A este respeito, é de atender ao escrito por Filipe Correia, editor do Expresso, no Expresso Curto de 26 de janeiro, estribado na opinião de Tiago Serrão, constitucionalista e docente na faculdade de Direito da Universidade de Lisboa:

“A expressão ‘Estado laico’ não consta, em termos literais, da Constituição, mas é o que resulta da mesma quando se alude à separação das igrejas e outras comunidades religiosas da pessoa coletiva pública Estado. A jurisprudência do Tribunal Constitucional corrobora esta leitura […] Veja-se, por exemplo, o Acórdão 544/14, no qual se alude a uma neutralidade dos poderes públicos, imposta pela Constituição, embora, naturalmente, não em termos rígidos.”

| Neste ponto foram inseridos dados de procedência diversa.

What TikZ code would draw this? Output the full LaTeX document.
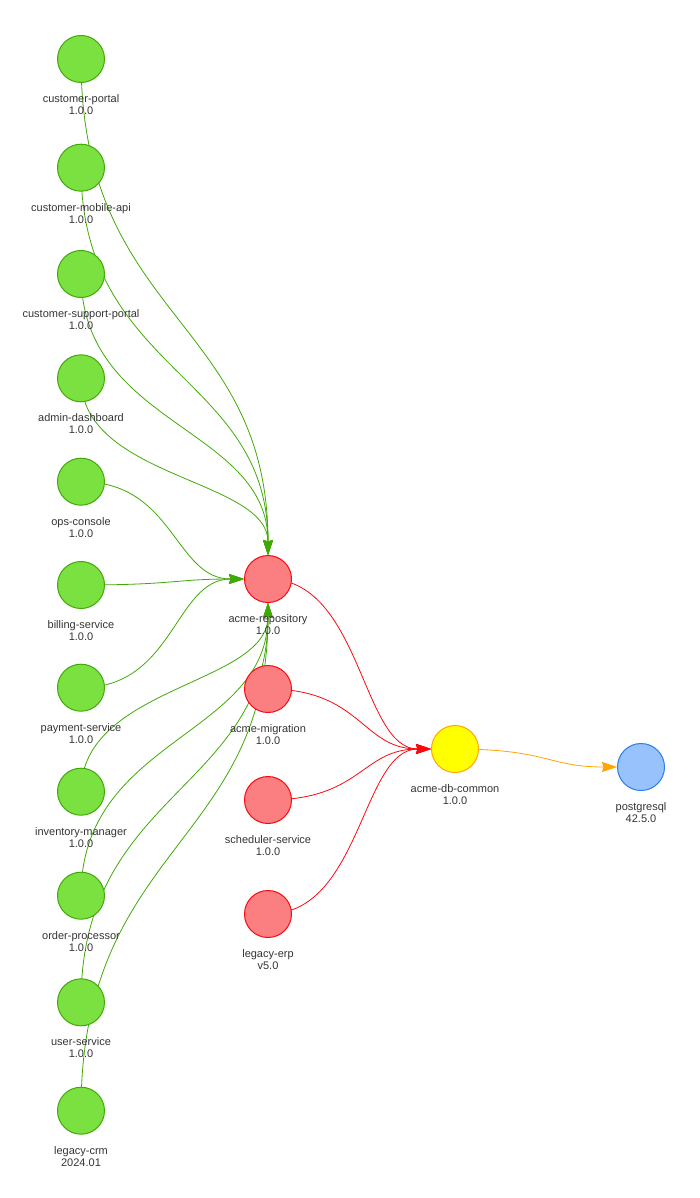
\documentclass[tikz,border=0pt]{standalone}
\usepackage{fontspec}
\setmainfont{Liberation Sans}
\usetikzlibrary{arrows.meta, positioning, calc, backgrounds}
\definecolor{appgreen}{HTML}{7BE141}
\definecolor{appgreenline}{HTML}{41A906}
\definecolor{libred}{HTML}{FB7E81}
\definecolor{libredline}{HTML}{FA0A10}
\definecolor{coreyellow}{HTML}{FFFF00}
\definecolor{coreorange}{HTML}{FFA500}
\definecolor{dbblue}{HTML}{97C2FC}
\definecolor{dbblueline}{HTML}{2B7CE9}
\definecolor{labelgray}{HTML}{343434}

\begin{document}
\begin{tikzpicture}[x=1pt, y=-1pt]
    % Define styles
    \tikzstyle{pkg} = [circle, draw, line width=1pt, minimum size=47pt, inner sep=0pt]
    \tikzstyle{lbl} = [align=center, inner sep=0pt, text=labelgray, yshift=-11.5pt,
                       font=\fontsize{11}{12}\selectfont]
    \tikzstyle{app} = [pkg, fill=appgreen, draw=appgreenline]
    \tikzstyle{lib} = [pkg, fill=libred, draw=libredline]
    \tikzstyle{core} = [pkg, fill=coreyellow, draw=coreorange]
    \tikzstyle{db} = [pkg, fill=dbblue, draw=dbblueline]
    \tikzstyle{dep} = [line width=0.8pt, -{Stealth[length=15pt, width=10pt, inset=1.5pt]}]
    \tikzstyle{hbez} = [to path={.. controls ($(\tikztostart)!0.5!(\tikztostart -| \tikztotarget)$)
                        and ($(\tikztotarget)!0.5!(\tikztotarget -| \tikztostart)$) .. (\tikztotarget)}]
    \tikzstyle{vbez} = [to path={.. controls ($(\tikztostart)!0.5!(\tikztostart |- \tikztotarget)$)
                        and ($(\tikztotarget)!0.5!(\tikztotarget |- \tikztostart)$) .. (\tikztotarget)}]

    \useasboundingbox (0,0) rectangle (700,1198);

    % Create nodes
    \node[app, label={[lbl]below:{customer-portal\\1.0.0}}] (portal) at (81,59) {};
    \node[app, below=60.7pt of portal, label={[lbl]below:{customer-mobile-api\\1.0.0}}] (mobileapi) {};
    \node[app, below=58.3pt of mobileapi, label={[lbl]below:{customer-support-portal\\1.0.0}}] (supportportal) {};
    \node[app, below=56.3pt of supportportal, label={[lbl]below:{admin-dashboard\\1.0.0}}] (admin) {};
    \node[app, below=55.4pt of admin, label={[lbl]below:{ops-console\\1.0.0}}] (ops) {};
    \node[app, below=55.3pt of ops, label={[lbl]below:{billing-service\\1.0.0}}] (billing) {};
    \node[app, below=54.7pt of billing, label={[lbl]below:{payment-service\\1.0.0}}] (payment) {};
    \node[app, below=56pt of payment, label={[lbl]below:{inventory-manager\\1.0.0}}] (inventory) {};
    \node[app, below=56pt of inventory, label={[lbl]below:{order-processor\\1.0.0}}] (orderproc) {};
    \node[app, below=58.6pt of orderproc, label={[lbl]below:{user-service\\1.0.0}}] (usersvc) {};
    \node[app, below=60.4pt of usersvc, label={[lbl]below:{legacy-crm\\2024.01}}] (legacycrm) {};

    \node[lib, label={[lbl]below:{acme-repository\\1.0.0}}] (repo) at (268,579) {};
    \node[lib, below=62pt of repo, label={[lbl]below:{acme-migration\\1.0.0}}] (migration) {};
    \node[lib, below=63pt of migration, label={[lbl]below:{scheduler-service\\1.0.0}}] (scheduler) {};
    \node[lib, below=66pt of scheduler, label={[lbl]below:{legacy-erp\\v5.0}}] (legacyerp) {};

    \node[core, label={[lbl]below:{acme-db-common\\1.0.0}}] (dbcommon) at (455,749) {};
    \node[db, label={[lbl]below:{postgresql\\42.5.0}}] (postgres) at (641,767) {};

    % Draw arrows
    \begin{scope}[on background layer]
    \draw[dep, appgreenline] (portal.center) to[vbez] (repo);
    \draw[dep, appgreenline] (mobileapi.center) to[vbez] (repo);
    \draw[dep, appgreenline] (supportportal.center) to[vbez] (repo);
    \draw[dep, appgreenline] (admin.center) to[vbez] (repo);
    \draw[dep, appgreenline] (ops.center) to[hbez] (repo);
    \draw[dep, appgreenline] (billing.center) to[hbez] (repo);
    \draw[dep, appgreenline] (payment.center) to[hbez] (repo);
    \draw[dep, appgreenline] (inventory.center) to[vbez] (repo);
    \draw[dep, appgreenline] (orderproc.center) to[vbez] (repo);
    \draw[dep, appgreenline] (usersvc.center) to[vbez] (repo);
    \draw[dep, appgreenline] (legacycrm.center) to[vbez] (repo);

    \draw[dep, libredline] (repo.center) to[hbez] (dbcommon);
    \draw[dep, libredline] (migration.center) to[hbez] (dbcommon);
    \draw[dep, libredline] (scheduler.center) to[hbez] (dbcommon);
    \draw[dep, libredline] (legacyerp.center) to[hbez] (dbcommon);

    \draw[dep, coreorange] (dbcommon.center) to[hbez] (postgres);
    \end{scope}
\end{tikzpicture}
\end{document}
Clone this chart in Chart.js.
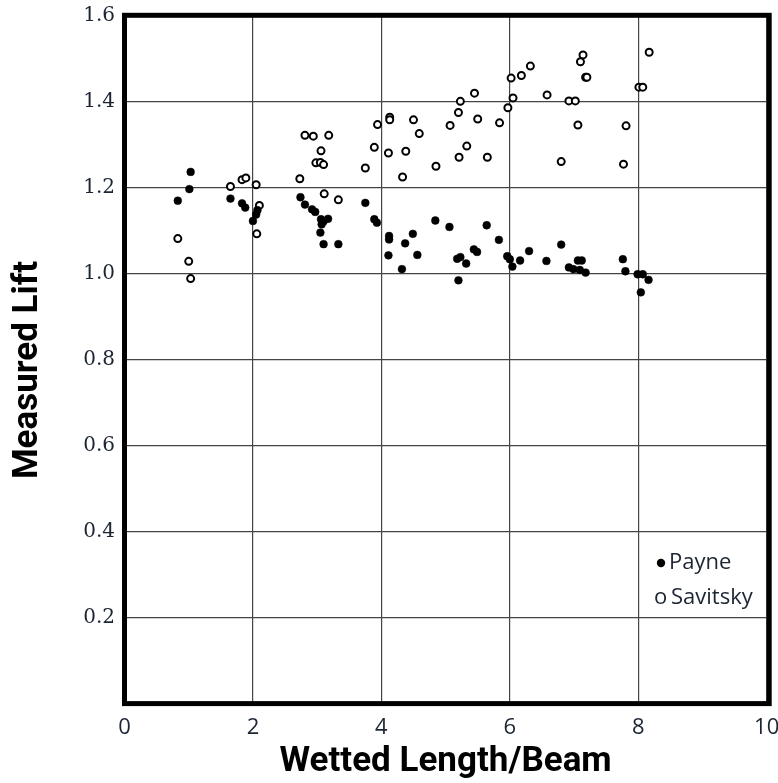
<!DOCTYPE html>
<html>
<head>
<meta charset="utf-8">
<script src="https://cdn.jsdelivr.net/npm/chart.js@4"></script>
<style>
  html, body { margin: 0; padding: 0; background: #fff; }
  canvas { display: block; }
</style>
</head>
<body>
<canvas id="liftChart" width="778" height="783"></canvas>
<script>
const xTicks = [0, 2, 4, 6, 8, 10];
const yTicks = [0.2, 0.4, 0.6, 0.8, 1.0, 1.2, 1.4, 1.6];
const seriesNames = ['Payne', 'Savitsky'];

const payneX = [0.83, 1.01, 1.03, 1.65, 1.83, 1.88, 2.07, 2.05, 2.00,
    2.74, 2.81, 2.92, 2.97, 3.06, 3.10, 3.17, 3.07, 3.05, 3.10, 3.33,
    3.75, 3.89, 3.93, 4.12, 4.12, 4.11, 4.32, 4.37, 4.49, 4.56, 4.84, 5.06, 5.18, 5.23, 5.20, 5.32, 5.44, 5.49, 5.64, 5.83,
    5.96, 6.00, 6.04, 6.16, 6.30, 6.57, 6.80, 6.92, 6.99, 7.06, 7.12, 7.09, 7.18, 7.76, 7.80, 7.99, 8.07, 8.16, 8.04];
const payneY = [1.169, 1.196, 1.236, 1.174, 1.163, 1.153, 1.147, 1.137, 1.122,
    1.177, 1.160, 1.149, 1.143, 1.126, 1.121, 1.127, 1.114, 1.095, 1.068, 1.068,
    1.164, 1.126, 1.118, 1.087, 1.079, 1.042, 1.010, 1.070, 1.092, 1.043, 1.123, 1.108, 1.034, 1.038, 0.984, 1.023, 1.056, 1.050, 1.112, 1.078,
    1.040, 1.033, 1.016, 1.030, 1.052, 1.029, 1.067, 1.014, 1.010, 1.030, 1.030, 1.008, 1.002, 1.033, 1.005, 0.998, 0.998, 0.985, 0.956];

const savitskyX = [0.83, 1.00, 1.03, 1.65, 1.83, 1.89, 2.05, 2.10, 2.06,
    2.73, 2.81, 2.94, 3.18, 3.06, 2.98, 3.05, 3.10, 3.11, 3.33,
    3.75, 3.89, 3.94, 4.13, 4.13, 4.11, 4.33, 4.38, 4.50, 4.59, 4.85, 5.07, 5.20, 5.23, 5.21, 5.33, 5.45, 5.50, 5.65, 5.84, 5.97,
    6.02, 6.18, 6.32, 6.05, 6.58, 6.92, 7.02, 6.80, 7.06, 7.14, 7.10, 7.18, 7.20, 7.81, 7.77, 8.01, 8.07, 8.17];
const savitskyY = [1.081, 1.028, 0.988, 1.202, 1.218, 1.222, 1.206, 1.158, 1.092,
    1.220, 1.321, 1.319, 1.321, 1.285, 1.257, 1.258, 1.253, 1.185, 1.171,
    1.245, 1.293, 1.346, 1.363, 1.357, 1.280, 1.224, 1.284, 1.357, 1.325, 1.249, 1.344, 1.374, 1.400, 1.270, 1.296, 1.419, 1.359, 1.270, 1.350, 1.385,
    1.454, 1.460, 1.482, 1.408, 1.415, 1.401, 1.401, 1.260, 1.345, 1.508, 1.492, 1.456, 1.456, 1.343, 1.254, 1.433, 1.433, 1.514];

function toPoints(xs, ys) {
    return xs.map((x, i) => ({ x: x, y: ys[i] }));
}

const tickColor = '#1c2533';

// thick black frame, rotated y title and the little legend in the corner
const decorations = {
    id: 'decorations',
    afterDraw(chart) {
        const ctx = chart.ctx;
        const a = chart.chartArea;
        ctx.save();
        ctx.strokeStyle = '#000';
        ctx.lineWidth = 5;
        ctx.lineJoin = 'miter';
        ctx.strokeRect(a.left, a.top, a.right - a.left + 2.5, a.bottom - a.top);

        ctx.fillStyle = '#000';
        ctx.font = 'bold 35px Roboto';
        ctx.textAlign = 'center';
        ctx.textBaseline = 'middle';
        ctx.translate(28, 370);
        ctx.rotate(-Math.PI / 2);
        ctx.fillText('Measured Lift', 0, 0);
        ctx.restore();

        ctx.save();
        ctx.font = '22px "Open Sans"';
        ctx.textBaseline = 'alphabetic';
        ctx.textAlign = 'left';
        ctx.beginPath();
        ctx.arc(661, 563, 4.2, 0, Math.PI * 2);
        ctx.fillStyle = '#000';
        ctx.fill();
        ctx.fillStyle = tickColor;
        ctx.fillText(seriesNames[0], 669, 569);
        ctx.fillText('o', 654, 604);
        ctx.fillText(seriesNames[1], 671, 604);
        ctx.restore();
    }
};

const config = {
    type: 'scatter',
    data: {
        datasets: [{
            label: seriesNames[0],
            data: toPoints(payneX, payneY),
            pointRadius: 3.9,
            pointBackgroundColor: '#000',
            pointBorderColor: '#000',
            pointBorderWidth: 0.5
        }, {
            label: seriesNames[1],
            data: toPoints(savitskyX, savitskyY),
            pointRadius: 3.5,
            pointBackgroundColor: '#fff',
            pointBorderColor: '#000',
            pointBorderWidth: 2
        }]
    },
    options: {
        responsive: false,
        animation: false,
        layout: {
            padding: { left: 0, right: 11.3, top: 15.3, bottom: 0 }
        },
        plugins: {
            legend: { display: false },
            tooltip: { enabled: false }
        },
        scales: {
            x: {
                type: 'linear',
                min: 0,
                max: 10,
                afterBuildTicks: (scale) => { scale.ticks = xTicks.map(v => ({ value: v })); },
                afterFit: (scale) => {
                    scale.height = 783 - 703.6;
                    scale.paddingLeft = 0;
                    scale.paddingRight = 0;
                },
                border: { display: false },
                grid: { color: '#444', lineWidth: 1.2, drawTicks: false },
                ticks: {
                    color: tickColor,
                    font: { family: 'Open Sans', size: 22 },
                    padding: 11,
                    maxRotation: 0,
                    callback: (v) => String(v)
                },
                title: {
                    display: true,
                    text: 'Wetted Length/Beam',
                    color: '#000',
                    font: { family: 'Roboto', size: 35, weight: 'bold' },
                    padding: { top: 0, bottom: 0 }
                }
            },
            y: {
                type: 'linear',
                min: 0,
                max: 1.6,
                afterBuildTicks: (scale) => { scale.ticks = yTicks.map(v => ({ value: v })); },
                afterFit: (scale) => {
                    scale.width = 124.5;
                    scale.paddingTop = 0;
                    scale.paddingBottom = 0;
                },
                border: { display: false },
                grid: { color: '#444', lineWidth: 1.2, drawTicks: false },
                ticks: {
                    color: tickColor,
                    font: { family: 'DejaVu Serif', size: 20 },
                    padding: 9.5,
                    callback: (v) => v.toFixed(1)
                }
            }
        }
    },
    plugins: [decorations]
};

new Chart(document.getElementById('liftChart').getContext('2d'), config);
</script>
</body>
</html>
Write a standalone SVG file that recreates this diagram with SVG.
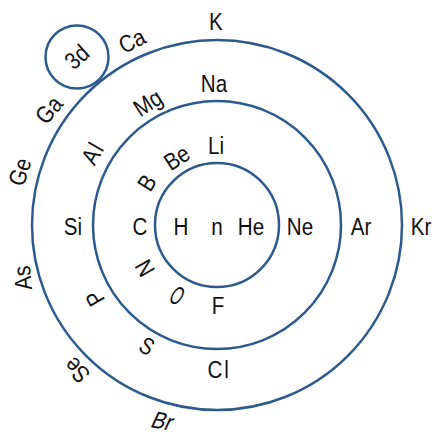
<svg xmlns="http://www.w3.org/2000/svg" width="434" height="436" viewBox="0 0 434 436">
<style>
.ring{fill:none;stroke:#2c5a8e;stroke-width:2.5}
text{font-family:"Liberation Sans",Arial,sans-serif;font-size:24px;fill:#111;text-anchor:middle;dominant-baseline:central}
</style>
<rect width="434" height="436" fill="#fff"/>
<g id="shells">
<circle id="shell1" class="ring" cx="217" cy="225" r="62"/>
<circle id="shell2" class="ring" cx="217" cy="225" r="124"/>
<circle id="shell3" class="ring" cx="217" cy="225" r="185"/>
<circle id="shell3d" class="ring" cx="77" cy="57" r="31.5"/>
</g>
<g id="labels">
<text transform="translate(216,22) scale(0.86,1)">K</text>
<text transform="translate(214,84) scale(0.86,1)">Na</text>
<text transform="translate(216,146) scale(0.86,1)">Li</text>
<text transform="translate(132,41) rotate(-27) scale(0.86,1)">Ca</text>
<text transform="translate(77,57) rotate(-42) scale(0.86,1)">3d</text>
<text transform="translate(148,103) rotate(-33) scale(0.86,1)">Mg</text>
<text transform="translate(177,158) rotate(-33) scale(0.86,1)">Be</text>
<text transform="translate(147,183) rotate(-58) scale(0.86,1)">B</text>
<text transform="translate(93,153) rotate(-60) scale(0.86,1)" letter-spacing="2">Al</text>
<text transform="translate(49,110) rotate(-50) scale(0.86,1)">Ga</text>
<text transform="translate(20,172) rotate(-72) scale(0.86,1)">Ge</text>
<text transform="translate(73,227) scale(0.86,1)">Si</text>
<text transform="translate(140,227) scale(0.86,1)">C</text>
<text transform="translate(181,227) scale(0.86,1)">H</text>
<text transform="translate(217,227) scale(0.86,1)">n</text>
<text transform="translate(251,227) scale(0.86,1)">He</text>
<text transform="translate(300,227) scale(0.86,1)">Ne</text>
<text transform="translate(361,227) scale(0.86,1)">Ar</text>
<text transform="translate(421,227) scale(0.86,1)">Kr</text>
<text transform="translate(23,278) rotate(-95) scale(0.86,1)">As</text>
<text transform="translate(95,298) rotate(-120) scale(0.86,1)">P</text>
<text transform="translate(145,268) rotate(-120) scale(0.86,1)">N</text>
<text transform="translate(177,296) rotate(32) scale(0.62,1.1)">O</text>
<text transform="translate(147,346) rotate(30) scale(0.8,1)">S</text>
<text transform="translate(218,306) scale(0.86,1)">F</text>
<text transform="translate(219,370) scale(0.86,1)" letter-spacing="2">Cl</text>
<text transform="translate(77,370) rotate(-135) scale(0.86,1)">Se</text>
<text transform="translate(163,421) rotate(10) skewX(-15) scale(0.86,1)">Br</text>
</g>
</svg>
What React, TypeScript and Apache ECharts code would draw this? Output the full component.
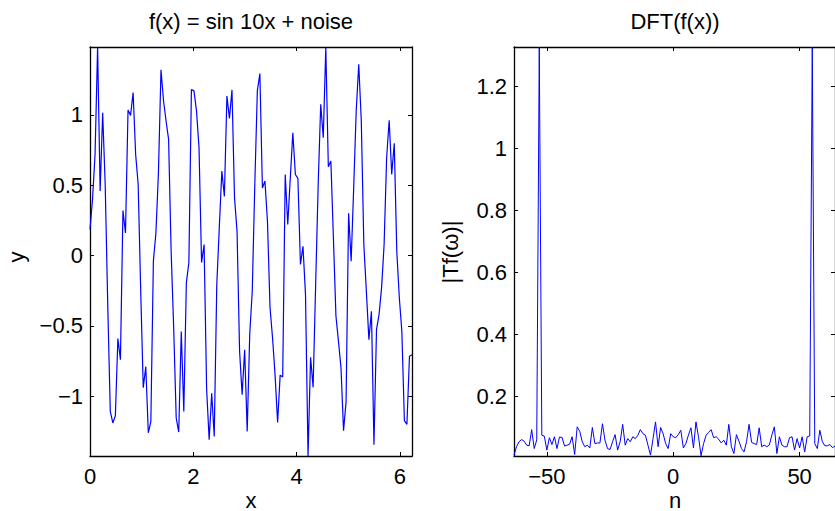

Aquele acórdão, de 15 de Julho de 2014, explicita: “[…] a Constituição exige dos poderes políticos a neutralidade em matéria religiosa, num Estado laico e não confessional, com expressão no princípio da separação entre as igrejas e outras comunidades religiosas e o Estado (artigo 41.º, n.º 4) […]. E o n.º 4 do artigo 41.º estipula: “As igrejas e outras comunidades religiosas estão separadas do Estado e são livres na sua organização e no exercício das suas funções e do culto.”

Sabemos da neutralidade colaborante portuguesa, por exemplo na Guerra do Golfo (1990-91)!

O regime dos Estados Unidos da América (EUA) é republicano e os Chefes de Estado juram sobre a Bíblia e clamam “God bless America!” e tem o dia de Ação de Graças. Por sua vez a França, tão radicalmente laica, financia as obras de restauro das catedrais. Por isso, o laicismo não é um imperativo do republicanismo. Existe em ditaduras e monarquias e não em algumas repúblicas.

Quanto à JMJ, a despesa é necessária. Importa que seja mínima e que haja retorno significativo.

De laicismo, como luta pelo bem-estar do povo (láos, em Grego), é que Portugal precisa!